:: Set task ::
Give only the number of lines in the listing below where the string "matplotlib" occurs.

:: Records ::
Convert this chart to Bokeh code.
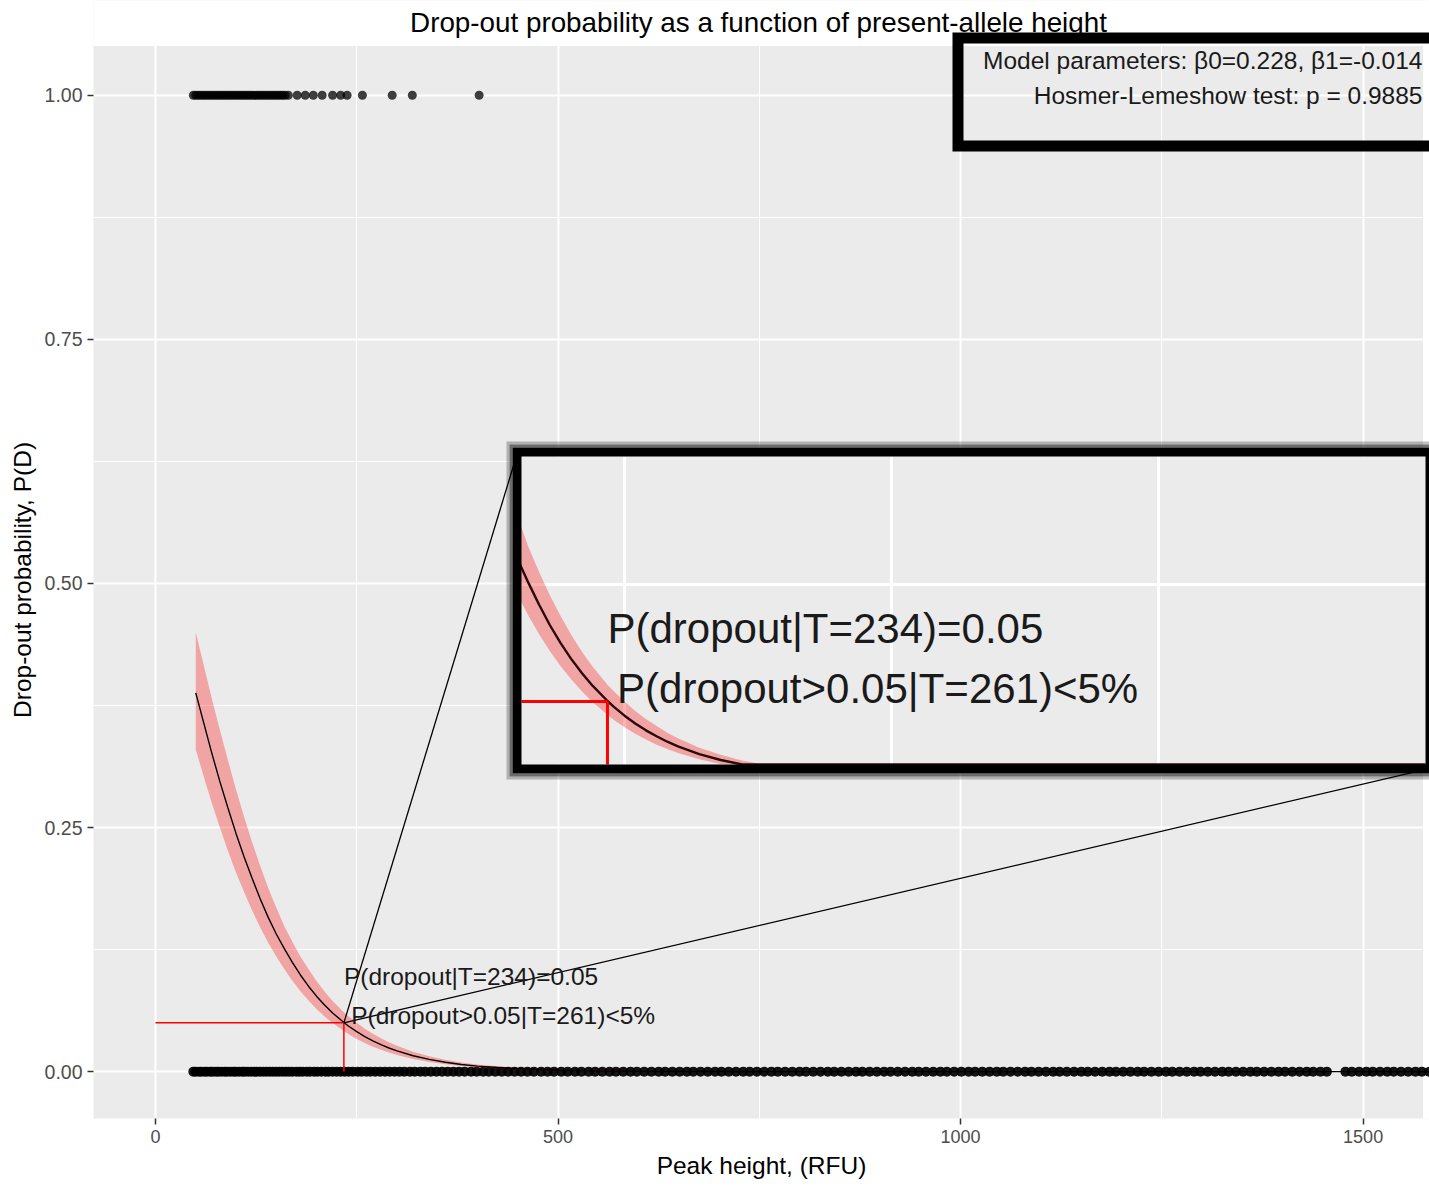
---
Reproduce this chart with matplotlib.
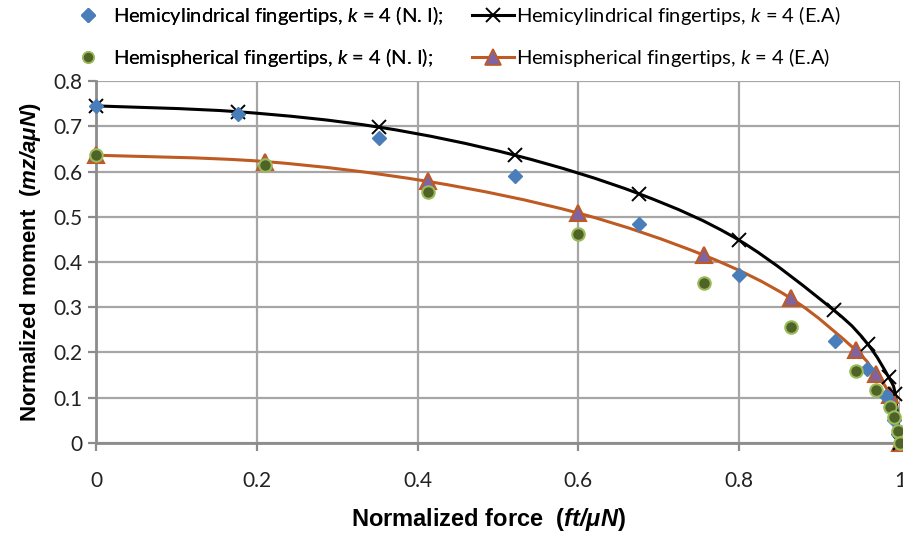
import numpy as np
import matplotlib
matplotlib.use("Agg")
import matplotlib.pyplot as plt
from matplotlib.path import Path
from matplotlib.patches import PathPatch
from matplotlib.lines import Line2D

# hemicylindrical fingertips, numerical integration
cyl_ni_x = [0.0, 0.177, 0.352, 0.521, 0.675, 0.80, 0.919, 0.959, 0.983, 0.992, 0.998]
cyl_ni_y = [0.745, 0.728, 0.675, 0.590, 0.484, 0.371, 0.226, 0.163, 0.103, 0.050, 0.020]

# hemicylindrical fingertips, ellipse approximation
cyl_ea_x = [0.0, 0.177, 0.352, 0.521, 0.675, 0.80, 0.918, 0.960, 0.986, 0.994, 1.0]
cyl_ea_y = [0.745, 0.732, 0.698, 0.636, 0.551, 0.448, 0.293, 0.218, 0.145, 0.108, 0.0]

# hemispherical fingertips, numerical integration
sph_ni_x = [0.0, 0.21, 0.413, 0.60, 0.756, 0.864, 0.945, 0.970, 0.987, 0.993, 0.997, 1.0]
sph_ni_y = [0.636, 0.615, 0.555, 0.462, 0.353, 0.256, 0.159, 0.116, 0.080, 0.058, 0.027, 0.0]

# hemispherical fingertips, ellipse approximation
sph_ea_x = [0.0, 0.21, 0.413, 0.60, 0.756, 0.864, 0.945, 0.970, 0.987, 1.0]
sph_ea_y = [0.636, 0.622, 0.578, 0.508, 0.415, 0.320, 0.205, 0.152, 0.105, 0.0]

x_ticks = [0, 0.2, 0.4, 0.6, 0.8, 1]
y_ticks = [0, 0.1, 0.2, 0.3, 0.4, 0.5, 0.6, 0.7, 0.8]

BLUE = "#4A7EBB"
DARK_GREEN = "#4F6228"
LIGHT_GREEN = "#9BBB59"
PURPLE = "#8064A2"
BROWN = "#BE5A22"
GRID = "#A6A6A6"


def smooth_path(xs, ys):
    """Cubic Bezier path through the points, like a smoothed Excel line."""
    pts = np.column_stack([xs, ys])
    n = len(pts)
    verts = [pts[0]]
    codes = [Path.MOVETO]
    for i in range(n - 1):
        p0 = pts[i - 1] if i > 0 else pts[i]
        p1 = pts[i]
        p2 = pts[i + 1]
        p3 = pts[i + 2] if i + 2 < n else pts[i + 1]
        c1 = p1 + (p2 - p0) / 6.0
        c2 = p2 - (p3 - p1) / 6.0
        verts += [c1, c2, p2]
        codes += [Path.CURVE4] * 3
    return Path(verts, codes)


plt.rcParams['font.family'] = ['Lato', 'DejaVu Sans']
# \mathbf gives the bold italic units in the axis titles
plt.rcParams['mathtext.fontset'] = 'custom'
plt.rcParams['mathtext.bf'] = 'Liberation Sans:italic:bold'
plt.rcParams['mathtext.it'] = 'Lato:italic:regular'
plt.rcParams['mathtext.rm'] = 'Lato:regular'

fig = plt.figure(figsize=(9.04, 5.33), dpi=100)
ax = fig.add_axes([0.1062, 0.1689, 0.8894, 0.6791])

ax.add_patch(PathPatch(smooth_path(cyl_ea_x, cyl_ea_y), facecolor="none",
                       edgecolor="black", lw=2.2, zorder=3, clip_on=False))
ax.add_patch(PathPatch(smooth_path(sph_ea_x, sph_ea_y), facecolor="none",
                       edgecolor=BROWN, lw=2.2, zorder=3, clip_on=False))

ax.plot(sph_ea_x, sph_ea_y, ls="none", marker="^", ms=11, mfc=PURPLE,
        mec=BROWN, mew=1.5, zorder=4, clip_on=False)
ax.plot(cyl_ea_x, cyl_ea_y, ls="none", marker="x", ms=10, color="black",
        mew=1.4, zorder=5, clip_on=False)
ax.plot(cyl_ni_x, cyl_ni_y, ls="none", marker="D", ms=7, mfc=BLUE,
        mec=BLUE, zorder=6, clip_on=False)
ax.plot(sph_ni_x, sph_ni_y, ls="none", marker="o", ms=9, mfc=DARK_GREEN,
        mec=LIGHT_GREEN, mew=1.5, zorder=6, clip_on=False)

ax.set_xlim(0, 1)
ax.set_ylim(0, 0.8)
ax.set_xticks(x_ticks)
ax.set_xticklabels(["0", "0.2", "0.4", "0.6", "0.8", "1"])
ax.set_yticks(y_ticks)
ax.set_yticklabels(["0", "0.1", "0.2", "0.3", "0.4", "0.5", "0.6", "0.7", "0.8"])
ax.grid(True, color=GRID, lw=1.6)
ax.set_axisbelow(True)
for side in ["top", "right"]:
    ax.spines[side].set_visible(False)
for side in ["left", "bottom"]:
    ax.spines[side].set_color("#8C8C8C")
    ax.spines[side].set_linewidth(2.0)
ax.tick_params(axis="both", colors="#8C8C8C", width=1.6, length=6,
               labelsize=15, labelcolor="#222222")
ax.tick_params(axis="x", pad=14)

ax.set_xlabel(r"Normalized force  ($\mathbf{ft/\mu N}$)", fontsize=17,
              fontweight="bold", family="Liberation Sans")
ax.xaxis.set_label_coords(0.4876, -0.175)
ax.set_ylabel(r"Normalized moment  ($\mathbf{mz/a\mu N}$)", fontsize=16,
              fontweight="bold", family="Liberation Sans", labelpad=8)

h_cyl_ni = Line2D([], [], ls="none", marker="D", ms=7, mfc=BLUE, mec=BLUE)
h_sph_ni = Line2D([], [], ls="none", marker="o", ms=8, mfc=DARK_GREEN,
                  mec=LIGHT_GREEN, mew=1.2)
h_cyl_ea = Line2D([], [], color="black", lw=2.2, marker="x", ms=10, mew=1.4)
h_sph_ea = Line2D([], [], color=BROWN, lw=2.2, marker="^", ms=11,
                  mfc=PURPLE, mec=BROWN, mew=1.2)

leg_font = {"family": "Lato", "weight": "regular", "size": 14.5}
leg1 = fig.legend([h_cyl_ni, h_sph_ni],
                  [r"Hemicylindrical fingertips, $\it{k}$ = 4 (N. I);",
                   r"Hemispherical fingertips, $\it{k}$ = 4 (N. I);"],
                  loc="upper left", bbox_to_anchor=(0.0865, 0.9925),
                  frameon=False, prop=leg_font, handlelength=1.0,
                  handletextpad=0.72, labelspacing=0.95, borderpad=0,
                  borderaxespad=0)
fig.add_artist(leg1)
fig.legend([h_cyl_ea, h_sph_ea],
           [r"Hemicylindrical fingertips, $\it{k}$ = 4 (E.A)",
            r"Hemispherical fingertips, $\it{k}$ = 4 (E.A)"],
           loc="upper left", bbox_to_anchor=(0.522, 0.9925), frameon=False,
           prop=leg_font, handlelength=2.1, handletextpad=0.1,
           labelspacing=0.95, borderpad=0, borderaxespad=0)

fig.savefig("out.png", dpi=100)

:: The solution ::
7